Lead thou me on, O Zeus, and Destiny.[1]

Will ye have me go to Rome? I go to Rome. To Gyara? I go to Gyara.[2] To Athens? I go to Athens. To prison? I go to prison. 35If but once you say, "Oh, when may a man go to Athens?" you are lost. This wish, if unfulfilled, must necessarily make you unfortunate; if fulfilled, vain and puffed up over the wrong kind of thing; again, if you are hindered, you suffer a misfortune, falling into what you do not wish. Give up, then, all these things. "Athens is beautiful." But happiness is much more beautiful, tranquillity, freedom from turmoil, having your own affairs under no man's control. "There is turmoil in Rome, and salutations." But serenity is worth all the annoyances. If, then, the time for these things has come, why not get rid of your aversion for them: Why must you needs bear burdens like a belaboured donkey? Otherwise, I would have you see that you must be ever the slave of the man who is able to secure your release, to the man who is able to hinder you in everything,[3] and you must serve him as an Evil Genius.[4]
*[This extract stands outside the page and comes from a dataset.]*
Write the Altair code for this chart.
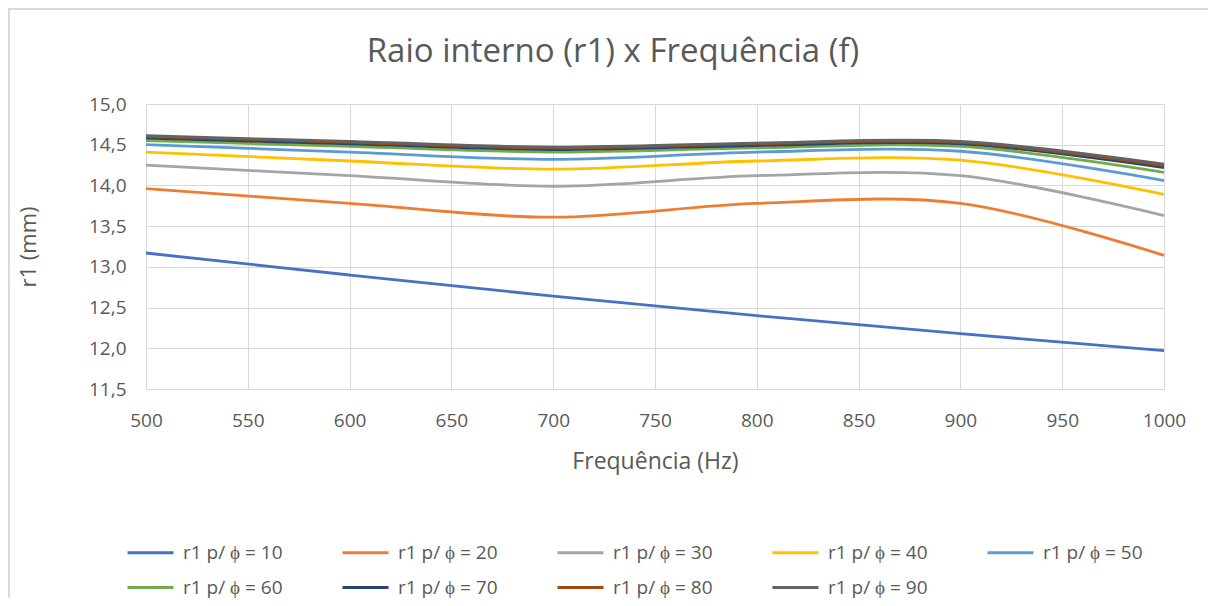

There is but one way to serenity (keep this

  1. From a celebrated hymn. See on II. 23, 42.
  2. An island used as a place of exile. See on I. 25, 19.
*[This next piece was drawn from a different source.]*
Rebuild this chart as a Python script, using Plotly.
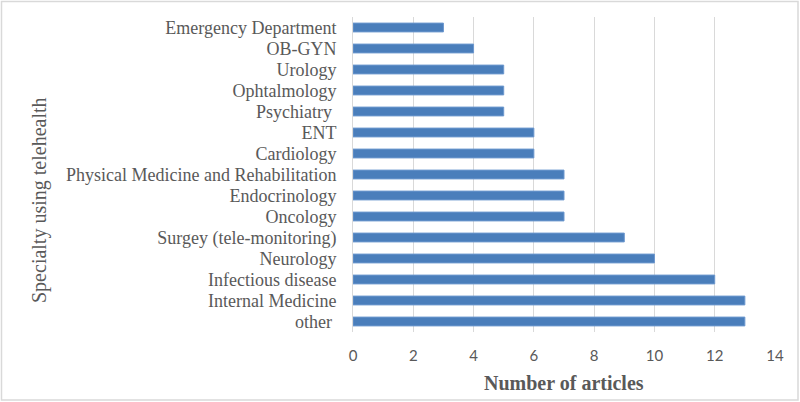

  3. There may be here an allusion (before Lucian and Apuleius) to the theme of a (bewitched) ass trying to escape from being an ass, and constantly being hindered. In the famous romance the ass is certainly often enough overloaded and soundly cudgelled.
  4. For this rare spirit of folk-lore, see Aristophanes, Equites, 111-12, where he is called the Δαίμων Κακοδαίμων. His counterpart is the much commoner Ἀγαθὸς Δαίμων. The Evil Genius, though seldom referred to (and in fact ignored by many, if not all the standard works of reference, I believe), is presupposed by the association of the Κακοδαιμονισταί (Lysias, frag. 53, 2, Thalheim), and by the very word κακοδαίμων itself. For similar devil-worship, cf. I. 19, 6, of the God Fever.